I'm thinking of rigging up a second electric pot to try a sparge over the bag, but I've not put that together. The recirculating eBIAB system so far has been good enough for me as I'll never (or at least until retirement) have adequate time to be an award winner.

I guess I should measure pH more than I do, but as long as I add the right amounts of the water chemicals/acid I'm always in range anyway when I do spot check. I mostly build up from RO because I have really tasty but moderately hard well water with a lot of temporary hardness. I'll cheat on darker beers and maybe go 25%-30% well water (kind on an unknown) but that's not been a problem when I've done it either...

Fred

Re: Sparging

Posted: Wed Nov 02, 2016 12:16 pm
by andrewmaixner
Fred, you can "sparge" the bag with cold water. The difference between hot/cold at that point is diminishing an order of magnitude -- like "10% of 10%" increase

Re: Sparging

Posted: Wed Nov 02, 2016 12:59 pm
by Matt F
daryl wrote:And I'm really liking the idea of the Blichmann Sparge Arm. I bet one would fit perfectly in my newly acquired, gently used mash tun.
The Blichmann Autosparge works great if using gravity to move water from the HLT to the top of the mashtun.
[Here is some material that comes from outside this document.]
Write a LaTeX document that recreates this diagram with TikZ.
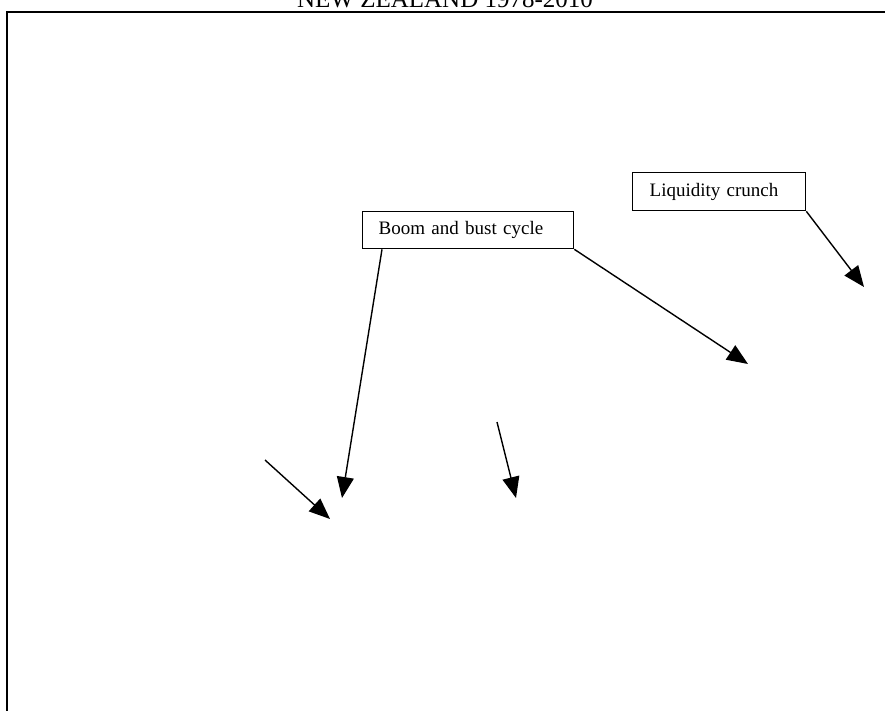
\documentclass[tikz,border=0pt]{standalone}
\usepackage{fontspec}
\setmainfont{Liberation Serif}
\usetikzlibrary{arrows.meta}
\begin{document}
\begin{tikzpicture}[x=1pt,y=-1pt,
  labelbox/.style={draw=black,line width=1.3pt,anchor=north west,align=left,
    font=\fontsize{19}{23}\selectfont,inner ysep=0pt},
  pointer/.style={draw=black,line width=1.4pt,-{Triangle[length=21pt,width=17pt]}},
  framing/.style={draw=black,line width=2.2pt}]
\useasboundingbox (0,0) rectangle (885,711);
% page title, partly above the frame
\node[font=\fontsize{25}{30}\selectfont,anchor=base] (title) at (445,7.5) {NEW ZEALAND 1978-2010};
% chart frame (left and top edges)
\coordinate (frameTL) at (7,12);
\draw[framing] (7,740) -- (frameTL) -- (900,12);
% annotation boxes
\node[labelbox,minimum height=37pt,text width=179pt,inner xsep=16pt] (boom) at (362,211) {Boom and bust cycle};
\node[labelbox,minimum height=38pt,text width=139pt,inner xsep=17pt] (crunch) at (632,172) {Liquidity crunch};
% arrow targets
\coordinate (tipCrunch) at (864,287);
\coordinate (tipBoomR) at (748,364);
\coordinate (tipBoomL) at (342,498);
\coordinate (freeAstart) at (265,460);
\coordinate (freeAtip) at (330,519);
\coordinate (freeBstart) at (497,422);
\coordinate (freeBtip) at (516,498);
% arrows
\draw[pointer] (crunch.south east) -- (tipCrunch);
\draw[pointer] (boom.south east) -- (tipBoomR);
\draw[pointer] ([xshift=20pt]boom.south west) -- (tipBoomL);
\draw[pointer] (freeAstart) -- (freeAtip);
\draw[pointer] (freeBstart) -- (freeBtip);
\end{tikzpicture}
\end{document}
My cousin Brandon said it did not work very well when pushed with a pump. I can verify, it does in fact fit very well in your mashtun. :wink:

You can also use a barb with a silicone hose like I did before the Blichmann. I had a ball valve on the out side and screwed a 1/2" barbed nipple through from the inside. If you can't get tight enough add a nut on the outside and then the valve. If doing gravity, the Autosparge is really nice, and actually very low tech.